Кроме того, в фильме были десятки раз уже виденные сюжетные ситуации и образы: завод, табличка на двери "Партком", старый мастер-выпивоха, молодой инженер. Новое выступало в старом кинематографическом обличье. Наконец, в дни выхода "Встречного" у всех на памяти, а у кинематографистов в особенности, были великолепные кадры из фильмов о революции. Немое кино еще не успело стать прошлым, Монументальный стиль владел умами, И вдруг — стопка водки, кошка на задних лапках, пьяные стариковские слезы и медный пятак во весь экран. Революция заменилась бытом. Сравнения были не в пользу "Встречного". Фильм казался слишком ординарным, чтобы быть новаторским. Ф. Эрмлеру и С. Юткевичу поставили в пример индустриальный и кинематографический размах картины А. Довженко. В завязавшейся дискуссии столкнулись "Встречный" и "Иван". Даже сегодня мы не можем подвести черту под этим спором. Освоение монтажно-живописной культуры фильма А. Довженко и культуры актерского творчества в фильме Ф. Эрмлера и С. Юткевича продолжается.

ЗАК М. Художественное кино первой половины 30-х годов // История советского кино. Т. 2. М., 1973.


6 января 1932 г.

Прошел месяц. Сценария нет. Тревога растет. Партийные и общественные нагрузки отнимают все время. Я теряю волю и не в состоянии порвать с посторонними делами. Ничего не могу выдумать толкового. Прочитанные книжки ничего не дали.

Как быть?

Я не ощущаю темы. Идея "Встречного" не очень волнует, но я понимаю, что это то, что нужно. Нужно вскрыть все противоречия, имеющиеся на сегодня. Мне ясно, что новые, социалистиче­ские формы труда переделывают человека. Я вижу людей, но не могу построить конструкцию вещи. Не вижу стержня — как столкнуть людей.

Завтра отправлюсь на завод изучать факты и жизнь.

8 января 1932 г.

Пять, шесть раз в день становится невыносимо тяжело. Хочется кого-то стукнуть. Дни идут, а в голове пустота. Перед глазами маячат два-три образа: старик рабочий, молодой парень, инженер и его жена.

Хочется выдумать конфликт между "общим" и "частным". Общее — производство, 5 в 4, частное — жена, быт. Производство должно влить частное в общее, переварить, сделать из него единицу общего. Мешает штамп. Развитие действия не получается. Нет организации. Нет хорошего "анекдота".

Читаю много книжек о производстве, о его героях, а вижу — красноармейцев. Тянет на военную картину. Хоть понимаю, что решающим на сегодня является вскрытие социалистических производственных взаимоотношений.

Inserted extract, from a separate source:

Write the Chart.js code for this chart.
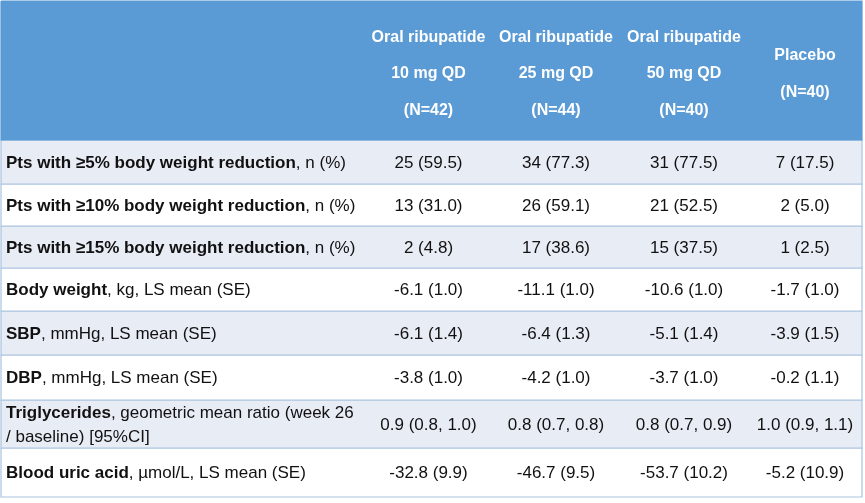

Хорошо представляю себе, как новый труд перевоспитывает человека. Понимаю, что это отражается на его психике. Представляю себе, как ВТУЗ требует мытья рук, как его среда обязывает к большой жизни.

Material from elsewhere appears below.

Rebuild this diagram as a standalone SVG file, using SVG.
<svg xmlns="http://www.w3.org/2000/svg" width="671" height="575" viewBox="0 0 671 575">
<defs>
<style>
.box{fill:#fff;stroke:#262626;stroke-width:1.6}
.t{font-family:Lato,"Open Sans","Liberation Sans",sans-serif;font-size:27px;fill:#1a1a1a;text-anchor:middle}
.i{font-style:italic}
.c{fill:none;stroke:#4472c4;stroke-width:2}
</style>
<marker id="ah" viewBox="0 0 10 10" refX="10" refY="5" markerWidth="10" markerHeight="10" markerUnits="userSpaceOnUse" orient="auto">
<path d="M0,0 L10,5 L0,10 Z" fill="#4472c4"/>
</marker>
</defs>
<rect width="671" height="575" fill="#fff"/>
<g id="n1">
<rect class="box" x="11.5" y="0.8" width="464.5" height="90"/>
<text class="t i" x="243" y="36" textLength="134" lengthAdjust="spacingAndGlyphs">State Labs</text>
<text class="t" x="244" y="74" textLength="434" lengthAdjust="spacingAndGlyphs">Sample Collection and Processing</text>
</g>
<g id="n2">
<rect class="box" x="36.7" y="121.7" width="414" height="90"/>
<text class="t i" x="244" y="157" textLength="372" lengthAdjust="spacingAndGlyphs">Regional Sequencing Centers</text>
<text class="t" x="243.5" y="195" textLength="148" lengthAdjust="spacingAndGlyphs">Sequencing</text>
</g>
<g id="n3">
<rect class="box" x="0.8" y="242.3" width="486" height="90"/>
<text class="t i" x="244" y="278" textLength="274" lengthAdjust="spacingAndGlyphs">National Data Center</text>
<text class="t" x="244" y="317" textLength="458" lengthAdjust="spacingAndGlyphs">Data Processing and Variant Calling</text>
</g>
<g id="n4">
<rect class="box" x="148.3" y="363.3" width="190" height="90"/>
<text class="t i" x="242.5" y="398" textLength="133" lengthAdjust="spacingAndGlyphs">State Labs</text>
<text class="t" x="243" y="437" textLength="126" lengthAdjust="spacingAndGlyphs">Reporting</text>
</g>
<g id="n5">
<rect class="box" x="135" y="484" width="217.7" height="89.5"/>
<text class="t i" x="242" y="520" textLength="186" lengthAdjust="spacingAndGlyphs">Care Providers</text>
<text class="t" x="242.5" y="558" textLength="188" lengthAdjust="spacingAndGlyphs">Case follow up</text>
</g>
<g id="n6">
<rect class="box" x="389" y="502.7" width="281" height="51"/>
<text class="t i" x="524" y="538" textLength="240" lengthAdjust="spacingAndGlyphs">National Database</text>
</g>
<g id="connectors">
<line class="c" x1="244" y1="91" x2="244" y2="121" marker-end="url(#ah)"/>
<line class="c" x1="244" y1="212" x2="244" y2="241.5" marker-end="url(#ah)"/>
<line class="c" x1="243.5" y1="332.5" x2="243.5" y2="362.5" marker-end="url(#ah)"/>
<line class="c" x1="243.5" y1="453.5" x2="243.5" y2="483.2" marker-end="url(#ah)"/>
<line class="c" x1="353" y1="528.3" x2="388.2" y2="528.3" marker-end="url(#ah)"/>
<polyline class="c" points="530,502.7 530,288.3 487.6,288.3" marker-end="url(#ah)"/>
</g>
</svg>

Понимаю, но не знаю, где, в каком магазине купить "материю" — образ для всего этого.

Осталось девять месяцев, а еще нет начала.

1932

ЭРМЛЕР Ф. [Из Дневника] // Фридрих Эрмлер. Документы, статьи, воспоминания. Л., 1974.

[...] Когда я вспоминаю нашу работу над "Встречным", самым ярким эпизодом, окрасившим и все последующее восприятие судьбы картины, остаются события, связанные со сдачей фильма.

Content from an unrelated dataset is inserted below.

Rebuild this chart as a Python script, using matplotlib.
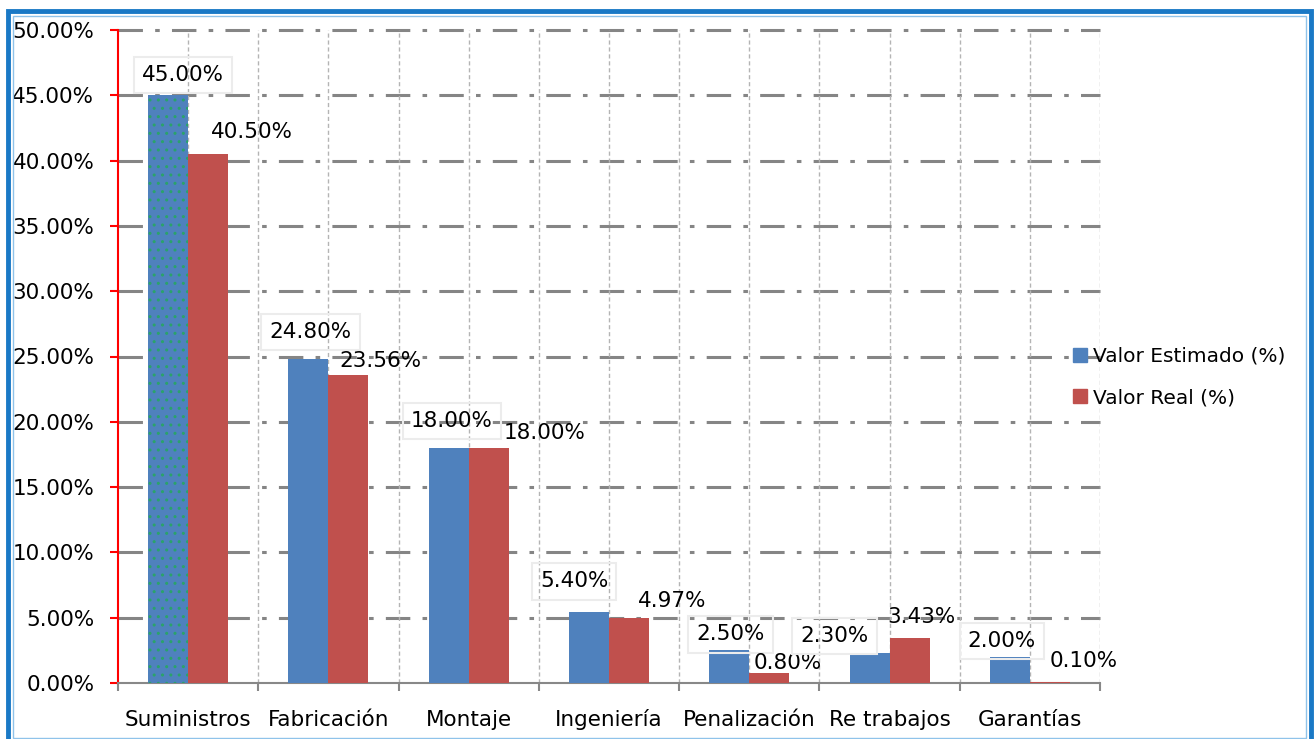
import numpy as np
import matplotlib
matplotlib.use("Agg")
import matplotlib.pyplot as plt
from matplotlib.patches import Rectangle, Patch

plt.rcParams['font.family'] = ['DejaVu Sans']
plt.rcParams['hatch.linewidth'] = 1.0

categorias = ['Suministros', 'Fabricación', 'Montaje', 'Ingeniería',
              'Penalización', 'Re trabajos', 'Garantías']
estimado = [45.00, 24.80, 18.00, 5.40, 2.50, 2.30, 2.00]
real = [40.50, 23.56, 18.00, 4.97, 0.80, 3.43, 0.10]

# desplazamiento de cada etiqueta (px) respecto al centro superior de su barra
desp_est = [(15, 20), (2, 27), (3, 27), (-15, 31), (1, 16), (-35, 17), (-8, 16)]
desp_real = [(44, 22), (32, 14), (56, 15), (43, 17), (18, 10), (12, 21), (34, 21)]

azul = '#4f81bd'
rojo = '#c0504d'
fs = 15.5

W, H = 1316, 739
fig = plt.figure(figsize=(W / 100, H / 100), dpi=100)
ax = fig.add_axes([118 / W, (H - 683) / H, (1100 - 118) / W, (683 - 30) / H])

x = np.arange(len(categorias))
ancho = 0.285
b1 = ax.bar(x - ancho / 2, estimado, ancho, color=azul, zorder=3, lw=0)
b2 = ax.bar(x + ancho / 2, real, ancho, color=rojo, zorder=3, lw=0)
# trama punteada en la primera barra
b1[0].set_hatch('..')
b1[0].set_edgecolor('#2aa36a')
b1[0].set_linewidth(0)

ax.set_xlim(-0.5, len(categorias) - 0.5)
ax.set_ylim(0, 50)
ax.set_yticks(np.arange(0, 51, 5))
ax.set_yticklabels([f'{v:.2f}%' for v in np.arange(0, 51, 5)], fontsize=fs)

ax.set_xticks(np.arange(-0.5, len(categorias), 1.0))
ax.set_xticklabels([])
ax.set_xticks(x, minor=True)
ax.set_xticklabels(categorias, minor=True, fontsize=fs, va='baseline')
ax.tick_params(axis='x', which='major', direction='out', length=6, width=1.5, color='#888888')
ax.tick_params(axis='x', which='minor', length=0, pad=31)
ax.tick_params(axis='y', direction='out', length=6, width=1.5, color='red', pad=11)

for s in ['top', 'right']:
    ax.spines[s].set_visible(False)
ax.spines['left'].set_color('red')
ax.spines['left'].set_linewidth(1.5)
ax.spines['bottom'].set_color('#888888')
ax.spines['bottom'].set_linewidth(1.5)

# rejilla: horizontal raya-punto, vertical discontinua cada media categoría
for yv in np.arange(5, 51, 5):
    ax.axhline(yv, color='#858585', lw=2.2, ls=(0, (8, 4, 1.5, 4)), zorder=1, clip_on=False)
for xv in np.arange(0, len(categorias) + 0.01, 0.5):
    ax.axvline(xv, color='#b4b4b4', lw=1, ls=(0, (3, 2)), zorder=1)

k = 0.72
for i in range(len(categorias)):
    dx, dy = desp_est[i]
    ax.annotate(f'{estimado[i]:.2f}%', (x[i] - ancho / 2, estimado[i]),
                xytext=(dx * k, dy * k), textcoords='offset points',
                ha='center', va='center', fontsize=fs, zorder=5,
                bbox=dict(boxstyle='square,pad=0.38', fc='none', ec='#ececec', lw=1.5))
    dx, dy = desp_real[i]
    ax.annotate(f'{real[i]:.2f}%', (x[i] + ancho / 2, real[i]),
                xytext=(dx * k, dy * k), textcoords='offset points',
                ha='center', va='center', fontsize=fs, zorder=5)

ax.legend(handles=[Patch(color=azul, label='Valor Estimado (%)'),
                   Patch(color=rojo, label='Valor Real (%)')],
          loc='center left', bbox_to_anchor=(1055 / W, (H - 377) / H),
          bbox_transform=fig.transFigure, frameon=False, fontsize=14.5,
          handlelength=0.7, handleheight=0.7, handletextpad=0.3, labelspacing=1.1)

# marco exterior
fig.patches.append(Rectangle((8 / W, -0.05), (1303 / W), (H - 11) / H + 0.05,
                             transform=fig.transFigure, fill=False, ec='#1a79c6', lw=3.5))
fig.patches.append(Rectangle((12.5 / W, 1.5 / H), (1293 / W), (H - 17) / H,
                             transform=fig.transFigure, fill=False, ec='#8fc3ea', lw=1))

fig.savefig('out.png', dpi=100)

Сумасшедшая наша работа подходила к концу.

Два с половиной месяца непрерывной круглосуточной съемочной работы уже позади.

Остались буквально считанные часы до срока, в который мы должны были сдать картину, чтобы она успела появиться на экране точно 7 ноября, в дни празднования 15-летия Октябрьской революции.

Последние две недели, по заранее обдуманному нами плану, вся тяжесть съемочной работы пала на Эрмлера. Я же безвылазно сидел в монтажной. Положение у нас обоих было почти трагическое.

Круглые сутки снимал Фридрих, не успевая даже сделать пе­рерыв для того, чтобы посмотреть, что у него выходит, так как по установленному нами конвейеру снятая, проявленная и отпечатанная пленка немедленно попадала в монтажную, и у Эрмлера не было ни секунды времени, чтобы посмотреть собственные куски.

Мое положение было не менее тяжелым.[...]

Казалось, должны были возникнуть неизбежные трения, но они не возникали и здесь, как не возникали ни разу во всей нашей работе, ибо у нас была только одна цель, одно желание, одно обязательство — дать картину, уже достаточно прочувствованную, обдуманную и обговоренную во все предварительные периоды совместной творческой работы над ней, дать эту картину в срок.[...]

[...] Но положение все же было чрезвычайно тяжелым. В назначенный нами день для приемки картины приехало в Ленинград наше руководство. Картина еще не была готова. Никто из нас ни разу не видел сделанное целиком. Сдача картины являлась для всего коллектива первым просмотром, на котором мы могли бы увидеть всю картину от начала до конца.

Глубокой ночью мы вставляли в контрольный экземпляр последние куски, снятые еще только три часа назад. Терпеливо томились в ожидании наши руководители и работники коллектива. В два часа ночи начался этот "исторический" просмотр.

Мы, конечно, были почти невменяемы от усталости и нервного возбуждения.[...]

Свет погас, началась картина. После второй части я почувствовал, что мои нервы не выдержат. Я не мог больше смотреть на картину — она явно проваливалась.

[...]

Картина явно не доходила. Места, на которые мы рассчитывали, что они будут вызывать или смех, или улыбку, или реплику (ведь так чутко прислушиваешься к первым реакциям своего первого зрителя), проходили в полнейшей тишине.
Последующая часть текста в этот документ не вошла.